Eleanor Friedberger’s band grappled with that soundcheck early in their set, as she complained with good reason about the levels, and the random fog machine, while at the same time apologizing for boring the crowd with the details that in the end were never fully resolved. “It should all be show business, I know,” she said, “all just happen magically.”
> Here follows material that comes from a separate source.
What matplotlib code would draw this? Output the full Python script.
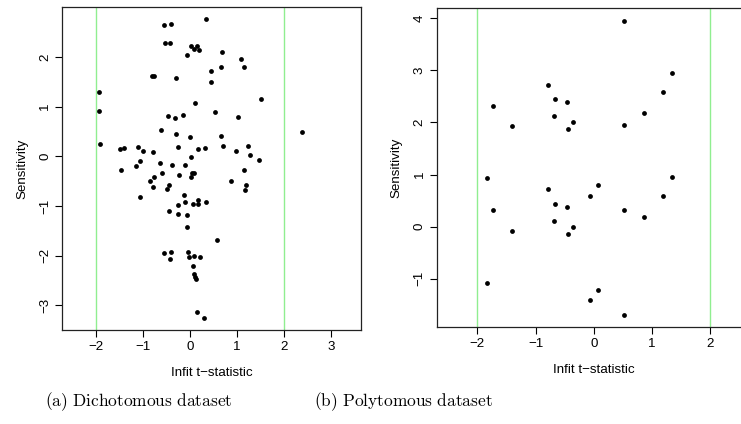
import matplotlib
matplotlib.use('Agg')
import matplotlib.pyplot as plt

plt.rcParams['font.family'] = ['Liberation Sans', 'DejaVu Sans']
plt.rcParams['mathtext.fontset'] = 'cm'

# (a) dichotomous dataset: infit t-statistic vs sensitivity
dich_infit = [0.33, -0.55, -0.40, -0.53, -0.43, 0.01, 0.14, 0.08, 0.18, -0.07,
              0.69, 1.08, 0.65, 1.14, 0.45, 0.45, -0.81, -0.76, -0.30, -1.94,
              -1.94, 1.50, 0.11, -0.46, -0.32, -0.14, 0.53, 1.02, 2.39, -0.62,
              -0.30, 0.65, 0.00, -1.92, -1.50, -1.40, -1.11, -1.01, -0.78, -0.25,
              0.17, 0.32, 0.71, 0.97, 1.23, 1.27, 1.46, 0.03, -1.46, -1.16,
              -1.06, -0.63, -0.39, -0.11, -0.59, -0.23, 0.04, 0.09, 0.01, -0.86,
              -0.77, -0.79, -0.44, -0.50, 0.87, 1.15, 1.19, 1.16, -1.07, -0.13,
              0.16, -0.11, 0.06, 0.17, 0.34, -0.26, -0.45, -0.26, -0.06, -0.06,
              0.58, -0.55, -0.41, -0.43, -0.04, -0.02, 0.09, 0.22, 0.06, 0.09,
              0.11, 0.13, 0.14, 0.30]
dich_sens = [2.76, 2.65, 2.67, 2.29, 2.29, 2.23, 2.23, 2.17, 2.15, 2.05,
             2.11, 1.96, 1.81, 1.81, 1.71, 1.49, 1.62, 1.62, 1.57, 1.29,
             0.92, 1.16, 1.07, 0.81, 0.78, 0.84, 0.90, 0.80, 0.50, 0.54,
             0.46, 0.41, 0.38, 0.25, 0.15, 0.17, 0.18, 0.11, 0.09, 0.18,
             0.15, 0.17, 0.21, 0.11, 0.21, 0.03, -0.07, -0.02, -0.27, -0.20,
             -0.09, -0.14, -0.17, -0.17, -0.34, -0.38, -0.34, -0.34, -0.42, -0.49,
             -0.41, -0.61, -0.57, -0.65, -0.49, -0.28, -0.57, -0.68, -0.81, -0.78,
             -0.88, -0.93, -0.96, -0.96, -0.93, -0.98, -1.11, -1.16, -1.18, -1.42,
             -1.69, -1.95, -1.93, -2.07, -1.93, -2.03, -2.01, -2.03, -2.22, -2.38,
             -2.44, -2.47, -3.14, -3.25]

# (b) polytomous dataset
poly_infit = [0.52, 1.35, -0.79, 1.18, -1.73, -0.66, -0.46, 0.87, -0.69, -0.36,
              -1.41, 0.52, -0.44, -1.84, 1.35, -0.79, 0.08, -0.07, 1.18, -0.66,
              -0.46, -1.73, 0.52, 0.87, -0.69, -0.36, -1.41, -0.44, -1.84, 0.08,
              -0.07, 0.52]
poly_sens = [3.96, 2.95, 2.73, 2.59, 2.32, 2.45, 2.39, 2.19, 2.13, 2.00,
             1.93, 1.95, 1.87, 0.93, 0.95, 0.72, 0.80, 0.59, 0.58, 0.44,
             0.38, 0.31, 0.31, 0.18, 0.11, -0.01, -0.08, -0.14, -1.09, -1.21,
             -1.42, -1.70]

captions = ['(a) Dichotomous dataset', '(b) Polytomous dataset']
cutoffs = [-2, 2]

fig = plt.figure(figsize=(7.41, 4.24), dpi=100)
ax1 = fig.add_axes([0.0841, 0.2217, 0.4031, 0.7618])
ax2 = fig.add_axes([0.5893, 0.2288, 0.4242, 0.7523])


def draw_panel(ax, x, y, xlim, ylim, xticks, yticks):
    for c in cutoffs:
        ax.axvline(c, color='#90EE90', lw=1.0, zorder=1)
    ax.scatter(x, y, s=12, color='black', linewidths=0, zorder=3)
    ax.set_xlim(*xlim)
    ax.set_ylim(*ylim)
    ax.set_xticks(xticks)
    ax.set_yticks(yticks)
    ax.tick_params(axis='both', direction='out', length=5, width=0.8,
                   labelsize=9.6, pad=3)
    for lab in ax.get_yticklabels():
        lab.set_rotation(90)
        lab.set_va('center')
    for sp in ax.spines.values():
        sp.set_linewidth(0.9)
        sp.set_color('#222222')
    ax.set_xlabel('Infit t\u2212statistic', fontsize=9.6, labelpad=10)
    ax.set_ylabel('Sensitivity', fontsize=9.6, labelpad=8)


draw_panel(ax1, dich_infit, dich_sens, (-2.72, 3.64), (-3.50, 3.01),
           [-2, -1, 0, 1, 2, 3], [-3, -2, -1, 0, 1, 2])
draw_panel(ax2, poly_infit, poly_sens, (-2.70, 2.70), (-1.93, 4.20),
           [-2, -1, 0, 1, 2], [-1, 0, 1, 2, 3, 4])

for xc, cap in zip([138.5 / 741, 403.7 / 741], captions):
    fig.text(xc, 1 - 402 / 424, r'$\mathrm{' + cap.replace(' ', r'\ ') + '}$',
             ha='center', va='center', fontsize=12.5)

fig.savefig('out.png', dpi=100)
In an interview that we published last week, Friedberger seemed to have demurred a little bit when asked if she was a perfectionist about her recordings, saying she isn’t the one “turning the knobs.” Still, her attention to detail early on Friday night was testament to the perhaps innate proficiency that she demonstrates consistently across all of her work. She knows what sounds right, and her brand of perfect indie-pop tends to benefit from a commensurate engineer.
At Eleanor Friedberger’s show in Philly there was a house full of hipsters – who were missing Kool Keith at Kung Fu Necktie for this – all enjoying the enjoy the 14-song set, heavy on her latest material and seldomly interrupted by stage banter.
Joey Sweeney and the Long Hair Arkestra deserve a nod for that mid-nineties’ alt-country open-road swagger and vocals and arrangements that best approximated Being There-era Wilco. “I have a feeling,” noted Sweeney, “we’re not getting the ‘opening band’ treatment. And it’s the merit of the club and the people you’re on the bill with when it doesn’t happen.”
And speaking of the merit of the people they were on the bill with, Brooklyn’s Big Thief made a decent run at stealing the night, with the urgency of tight musicianship and stage chemistry, and singer Adrianne Lenker’s dreamy electric ballads tastefully infused with just the right amount of heavy.